In graphical adventure games, it’s not uncommon to link locations with a map (with locations added to it during the game when the PC get a reason to visit another place) instead of having a fully connected world. I guess something similar could be done in IF, if you don’t want to abandon the cardinal directions altogether:

SOUTH

You leave the park. Where do you want to go? (CAFÉ, HOSPITAL or HOME)

HOSPITAL

Hospital Reception

This is a busy place, with people lining up at the reception desk. Some doctors are walking down a corridor to the west, there’s a restaurant to the north and toilets to the south. The exit is right where you came in, to the east.

Or connect the places by subway and have the PC refuse walking along the street.

Slouching Toward Bedlam did something like this; it’s set in London, but the PC is kind of disturbed and will only go to a few places. There are about four main regions with several locations each; you travel between the regions in a chauffeured hansom cab.

As a gamer I would prefer to see an unambiguous message if I try to go somewhere beyond the scope of the game. It should make me say, “Aha! The solution to this game does not incorporate leaving in this direction.”

From the example of the highway —
BAD: “It’s too far to walk to the next town.”
GOOD: “It’s many miles to the next town.”
BETTER: “You couldn’t get to the next town in time to bring help. You’d better concentrate on finding a solution here.”

The first answer makes me think, “Aha, I could get to the next town if I could find a ride!” and I’d start to search for a bicycle, a horse, or maybe I’d hitchhike.
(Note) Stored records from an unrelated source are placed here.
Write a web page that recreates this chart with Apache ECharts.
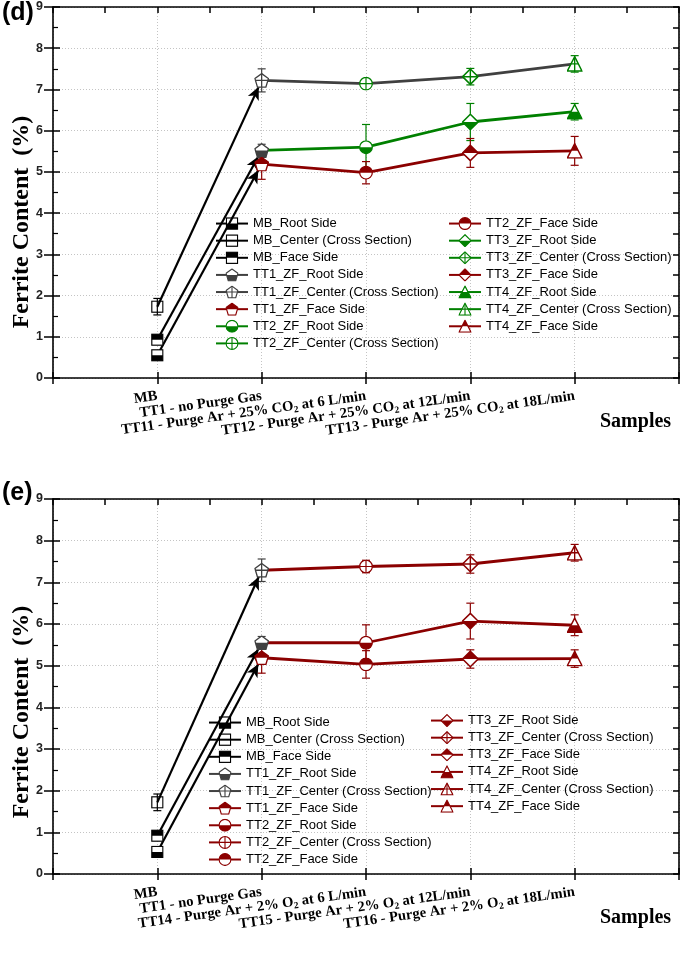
<!DOCTYPE html>
<html><head><meta charset="utf-8">
<script src="https://cdn.jsdelivr.net/npm/echarts@6/dist/echarts.min.js"></script>
<style>html,body{margin:0;padding:0;background:#fff}#c{width:685px;height:954px}</style>
</head><body><div id="c"></div>
<script>
// ---------------- DATA ----------------
const categoriesD = ['MB', 'TT1 - no Purge Gas', 'TT11 - Purge Ar + 25% CO{s|2} at 6 L/min', 'TT12 - Purge Ar + 25% CO{s|2} at 12L/min', 'TT13 - Purge Ar + 25% CO{s|2} at 18L/min'];
const categoriesE = ['MB', 'TT1 - no Purge Gas', 'TT14 - Purge Ar + 2% O{s|2} at 6 L/min', 'TT15 - Purge Ar + 2% O{s|2} at 12L/min', 'TT16 - Purge Ar + 2% O{s|2} at 18L/min'];
const sampleLabels = ['MB', 'TT1_ZF', 'TT2_ZF', 'TT3_ZF', 'TT4_ZF'];
const sideLabels = ['Root Side', 'Center (Cross Section)', 'Face Side'];
const yMin = 0, yMax = 9, yStep = 1;

// panel (d): MB values ordered Root, Center, Face
const mbD = [0.55, 1.73, 0.93];
const mbErrD = [0.10, 0.20, 0.10];
// TT1..TT4 values (at TT1, TT11, TT12, TT13)
const rootD = [5.52, 5.60, 6.21, 6.46];
const rootErrD = [0.15, 0.55, 0.45, 0.20];
const centerD = [7.22, 7.14, 7.31, 7.62];
const centerErrD = [0.28, 0.08, 0.20, 0.20];
const faceD = [5.19, 4.98, 5.46, 5.51];
const faceErrD = [0.37, 0.27, 0.35, 0.35];

// panel (e)
const mbE = [0.53, 1.72, 0.92];
const mbErrE = [0.10, 0.20, 0.10];
const rootE = [5.55, 5.55, 6.07, 5.97];
const rootErrE = [0.15, 0.43, 0.43, 0.25];
const centerE = [7.29, 7.38, 7.44, 7.71];
const centerErrE = [0.27, 0.15, 0.22, 0.20];
const faceE = [5.19, 5.03, 5.16, 5.17];
const faceErrE = [0.37, 0.33, 0.22, 0.21];

// ---------------- STYLE ----------------
const BLACK = '#000000', GRAY = '#404040', GREEN = '#008000', RED = '#8b0000';
const shapes = ['square', 'pentagon', 'circle', 'diamond', 'triangle'];
const symSizes = { square: 13, pentagon: 15, circle: 14, diamond: 17, triangle: 16 };

function svgMarker(shape, mode, color) {
  const geo = {
    square: '<rect x="1.5" y="1.5" width="17" height="17"/>',
    pentagon: '<polygon points="10,1 19,7.6 15.6,19 4.4,19 1,7.6"/>',
    circle: '<circle cx="10" cy="10" r="9"/>',
    diamond: '<polygon points="10,0.9 19.1,10 10,19.1 0.9,10"/>',
    triangle: '<polygon points="10,1 19.2,19 0.8,19"/>'
  }[shape];
  let body = '<defs><clipPath id="s">' + geo + '</clipPath><clipPath id="h"><rect x="-1" y="' + (mode === 'top' ? -1 : 10) + '" width="22" height="11"/></clipPath></defs>';
  if (mode !== 'open') body += '<g fill="#ffffff">' + geo + '</g>';
  if (mode === 'top' || mode === 'bottom') body += '<g clip-path="url(#h)" fill="' + color + '">' + geo + '</g>';
  if (mode === 'cross') body += '<path clip-path="url(#s)" d="M10 0V20M0 10H20" stroke="' + color + '" stroke-width="1.7" fill="none"/>';
  body += '<g fill="none" stroke="' + color + '" stroke-width="1.8">' + geo + '</g>';
  const svg = '<svg xmlns="http://www.w3.org/2000/svg" width="60" height="60" viewBox="0 0 20 20">' + body + '</svg>';
  return 'image://data:image/svg+xml;charset=utf-8,' + encodeURIComponent(svg);
}

const panels = [
  {
    key: 'd', cats: categoriesD, mb: mbD, mbErr: mbErrD,
    vals: [rootD, centerD, faceD], errs: [rootErrD, centerErrD, faceErrD],
    colors: [[BLACK, BLACK, BLACK], [GRAY, GRAY, RED], [GREEN, GREEN, RED], [GREEN, GREEN, RED], [GREEN, GREEN, RED]],
    lineColors: [GREEN, GRAY, RED],
    grid: { left: 53, top: 7, width: 626, height: 371 },
    legendSplit: 8, legend1: { left: 215, top: 217 }, legend2: { left: 448, top: 217 },
    tag: '(d)', tagTop: 1, samplesTop: 412, titleY: 222
  },
  {
    key: 'e', cats: categoriesE, mb: mbE, mbErr: mbErrE,
    vals: [rootE, centerE, faceE], errs: [rootErrE, centerErrE, faceErrE],
    colors: [[BLACK, BLACK, BLACK], [GRAY, GRAY, RED], [RED, RED, RED], [RED, RED, RED], [RED, RED, RED]],
    lineColors: [RED, RED, RED],
    grid: { left: 53, top: 499, width: 626, height: 375 },
    legendSplit: 9, legend1: { left: 208, top: 716 }, legend2: { left: 430, top: 714 },
    tag: '(e)', tagTop: 481, samplesTop: 908, titleY: 712
  }
];

const option = {
  animation: false,
  backgroundColor: '#ffffff',
  grid: [], xAxis: [], yAxis: [], series: [], legend: [], graphic: []
};

const lineAxis = { show: true, onZero: false, lineStyle: { color: '#000', width: 1.6 } };

panels.forEach((p, gi) => {
  option.grid.push(p.grid);
  const axisData = [' ', ...p.cats, '  '];
  const xb = gi * 3, yb = gi * 3;
  option.xAxis.push({
    type: 'category', gridIndex: gi, data: axisData, boundaryGap: false, position: 'bottom',
    axisLine: lineAxis,
    axisTick: { show: true, inside: false, length: 6, interval: 0, lineStyle: { color: '#000', width: 1.5 } },
    axisLabel: {
      interval: 0, rotate: 8, margin: 18, color: '#000', fontFamily: 'Liberation Serif',
      fontWeight: 'bold', fontSize: 14.6, lineHeight: 18,
      rich: { s: { fontSize: 9.5, lineHeight: 9, verticalAlign: 'bottom', fontWeight: 'bold', fontFamily: 'Liberation Serif', color: '#000' } }
    },
    splitLine: { show: true, interval: 0, lineStyle: { color: '#c4c4c4', type: [1, 2], width: 1 } }
  });
  option.xAxis.push({
    type: 'value', gridIndex: gi, min: 0, max: 6, interval: 0.5, position: 'top',
    axisLine: lineAxis, axisTick: { show: true, inside: true, length: 6, lineStyle: { color: '#000', width: 1.5 } },
    axisLabel: { show: false }, splitLine: { show: false }
  });
  option.xAxis.push({
    type: 'value', gridIndex: gi, min: 0, max: 6, interval: 1, position: 'bottom',
    axisLine: { show: false, onZero: false }, axisTick: { show: true, inside: true, length: 6, lineStyle: { color: '#000', width: 1.5 } },
    axisLabel: { show: false }, splitLine: { show: false }
  });
  option.yAxis.push({
    type: 'value', gridIndex: gi, min: yMin, max: yMax, interval: yStep, position: 'left',
    axisLine: lineAxis,
    axisTick: { show: true, inside: false, length: 9, lineStyle: { color: '#000', width: 1.5 } },
    axisLabel: { margin: 10, color: '#222', fontFamily: 'Liberation Sans', fontWeight: 'bold', fontSize: 12.5 },
    splitLine: { show: true, lineStyle: { color: '#c4c4c4', type: [1, 2], width: 1 } }
  });
  option.yAxis.push({
    type: 'value', gridIndex: gi, min: yMin, max: yMax, interval: 0.5, position: 'right',
    axisLine: lineAxis, axisTick: { show: true, inside: true, length: 6, lineStyle: { color: '#000', width: 1.5 } },
    axisLabel: { show: false }, splitLine: { show: false }
  });
  option.yAxis.push({
    type: 'value', gridIndex: gi, min: yMin, max: yMax, interval: yStep, position: 'left',
    axisLine: { show: false, onZero: false },
    axisTick: { show: true, inside: true, length: 7, lineStyle: { color: '#000', width: 1.5 } },
    minorTick: { show: true, splitNumber: 2, length: 5, lineStyle: { color: '#000', width: 1.2 } },
    axisLabel: { show: false }, splitLine: { show: false }
  });

  [0, 1, 2].forEach(s => {
    const ser = {
      type: 'line', name: p.key + '_line' + s, xAxisIndex: xb, yAxisIndex: yb, z: 2, silent: true,
      showSymbol: false, symbol: 'none',
      data: p.vals[s].map((v, i) => [p.cats[i + 1], v]),
      lineStyle: { color: p.lineColors[s], width: 2.8 }
    };
    if (s === 1) {
      ser.markLine = {
        silent: true, animation: false, symbol: ['none', 'arrow'], symbolSize: [9, 13],
        symbolOffset: [[0, 0], [0, 7]],
        label: { show: false }, emphasis: { disabled: true },
        lineStyle: { color: '#000', width: 2.2, type: 'solid' },
        data: [
          [{ coord: [p.cats[0], p.mb[1]] }, { coord: [p.cats[1], p.vals[1][0]] }],
          [{ coord: [p.cats[0], p.mb[2]] }, { coord: [p.cats[1], p.vals[0][0]] }],
          [{ coord: [p.cats[0], p.mb[0]] }, { coord: [p.cats[1], p.vals[2][0]] }]
        ]
      };
    }
    option.series.push(ser);
  });

  const errItems = [];
  const names = [];
  sampleLabels.forEach((smp, k) => {
    sideLabels.forEach((side, s) => {
      const v = k === 0 ? p.mb[s] : p.vals[s][k - 1];
      const e = k === 0 ? p.mbErr[s] : p.errs[s][k - 1];
      const color = p.colors[k][s];
      errItems.push({ value: [k + 1, v, e], itemStyle: { color: color } });
      const shape = shapes[k];
      const mode = (k === 0 && s === 1) ? 'open' : ['bottom', 'cross', 'top'][s];
      const nm = p.key + ':' + smp + '_' + side;
      names.push(nm);
      option.series.push({
        type: 'line', name: nm, xAxisIndex: xb, yAxisIndex: yb, z: 10, silent: true,
        data: [[p.cats[k], v]],
        symbol: svgMarker(shape, mode, color), symbolSize: symSizes[shape], showSymbol: true,
        lineStyle: { color: color, width: 1.5 }, itemStyle: { color: color }
      });
    });
  });
  option.series.push({
    type: 'custom', name: p.key + '_err', xAxisIndex: xb, yAxisIndex: yb, z: 4, silent: true,
    encode: { x: 0, y: 1 }, data: errItems,
    renderItem: (params, api) => {
      const x = api.value(0), v = api.value(1), e = api.value(2);
      const t = api.coord([x, v + e]), b = api.coord([x, v - e]);
      const c = api.visual('color'); const w = 4;
      const st = { stroke: c, lineWidth: 1.2 };
      return { type: 'group', children: [
        { type: 'line', shape: { x1: t[0], y1: t[1], x2: b[0], y2: b[1] }, style: st },
        { type: 'line', shape: { x1: t[0] - w, y1: t[1], x2: t[0] + w, y2: t[1] }, style: st },
        { type: 'line', shape: { x1: b[0] - w, y1: b[1], x2: b[0] + w, y2: b[1] }, style: st }
      ] };
    }
  });

  const legendBase = {
    orient: 'vertical', itemWidth: 32, itemHeight: 16.4, itemGap: 4, padding: 0,
    selectedMode: false,
    textStyle: { fontFamily: 'Liberation Sans', fontSize: 13, color: '#000' },
    formatter: n => n.slice(2)
  };
  option.legend.push(Object.assign({}, legendBase, p.legend1, { data: names.slice(0, p.legendSplit) }));
  option.legend.push(Object.assign({}, legendBase, p.legend2, { data: names.slice(p.legendSplit) }));

  option.graphic.push({
    type: 'text', left: 2, top: p.tagTop, silent: true,
    style: { text: p.tag, fontFamily: 'Liberation Sans', fontWeight: 'bold', fontSize: 25, fill: '#000' }
  });
  option.graphic.push({
    type: 'text', left: 600, top: p.samplesTop, silent: true,
    style: { text: 'Samples', fontFamily: 'Liberation Serif', fontWeight: 'bold', fontSize: 20, fill: '#000' }
  });
  option.graphic.push({
    type: 'text', x: 22, y: p.titleY, rotation: Math.PI / 2, silent: true,
    style: { text: 'Ferrite Content  (%)', fontFamily: 'Liberation Serif', fontWeight: 'bold', fontSize: 24,
             fill: '#000', align: 'center', verticalAlign: 'middle' }
  });
});

const chart = echarts.init(document.getElementById('c'), null, { renderer: 'canvas' });
chart.setOption(option);
</script>
</body></html>
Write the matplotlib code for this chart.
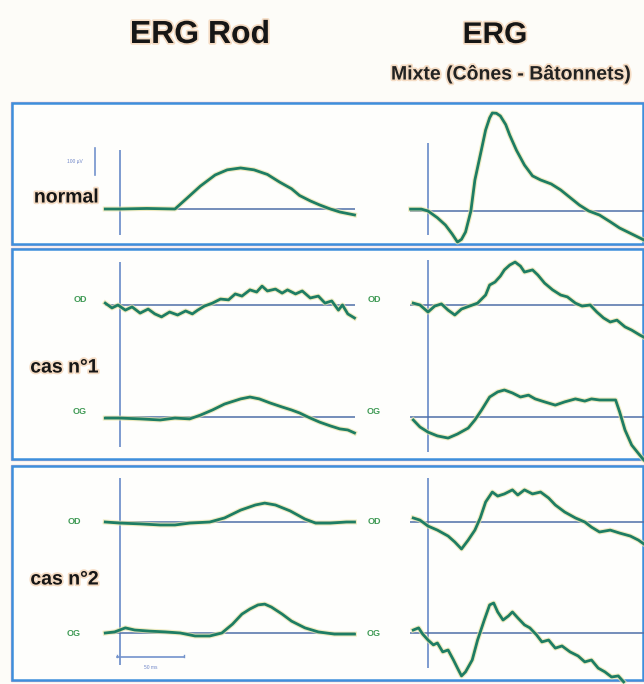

SOMETIMES BETTER STILL: Check the design to see if the highway even needs to be mentioned. Sometimes, a little tweak to the writing can simply remove elements that draw attention to the artifice. Doesn’t work for every game, but it would work for an awful lot of games out there that provide false apparent choices with neither game nor story payoff :confused:

This feels as if I’m stepping off into that very same trackless territory called Digression, but I’d be very wary with this. A game world needs context in order to feel alive, and it actually - I’d argue - needs these areas that point toward a horizon and a surrounding (complete) environment. Mostly, computers being what they are, these surrounding areas cannot be reached (the only games I know where this is untrue is Elite and, to a lesser extent, Morrowind), but I still need them to be there. Otherwise, it gives me the impression of a big nothingness where something ought to be.

I did not suggest otherwise. I think you’ve misunderstood my post.

I agree, and did not suggest otherwise.

I agree, and did not suggest otherwise.

I have not advocated constructing a world without such details.

Conceded. I think I meant it not as a refutal but rather as a cautionary note. The technique you described is sound, and I mainly agreed (in that it should be used judiciously, or so I interpreted your words to mean). As an author, you often want people to notice something but still not make it accessible, simply to add the sense that the world is large and varied.

Does that make more sense?

Absolutely. The trick (if we dare call it a trick) is to present it as a view of the larger world without specifically presenting it as a tease or false choice.

Right, I see your point. It’s like some of those graphical adventures that saw hundreds of players consistently trying to get past one given piece of scenery, simply because they knew (without reason) that there had to be something significant on the other side. :slight_smile:

A satisfying solution to this problem will depend entirely on the context of the work. We can procedurally generate rooms, create artificial obstacles, bend the PC’s will – and experiment with combinations thereof. The best solution will be one that complements the work.

As long as we don’t cue the player toward an unimplemented room, then we can take comfort in the fact that most players aren’t going to be upset when they can’t travel any direction at any given moment. Reasonable readers are willing to suffer the genre’s limitations as long as we do so with a modicum of grace. (This is why creating artificial obstacles is always more satisfying than letting the default parser response block the player’s movement.)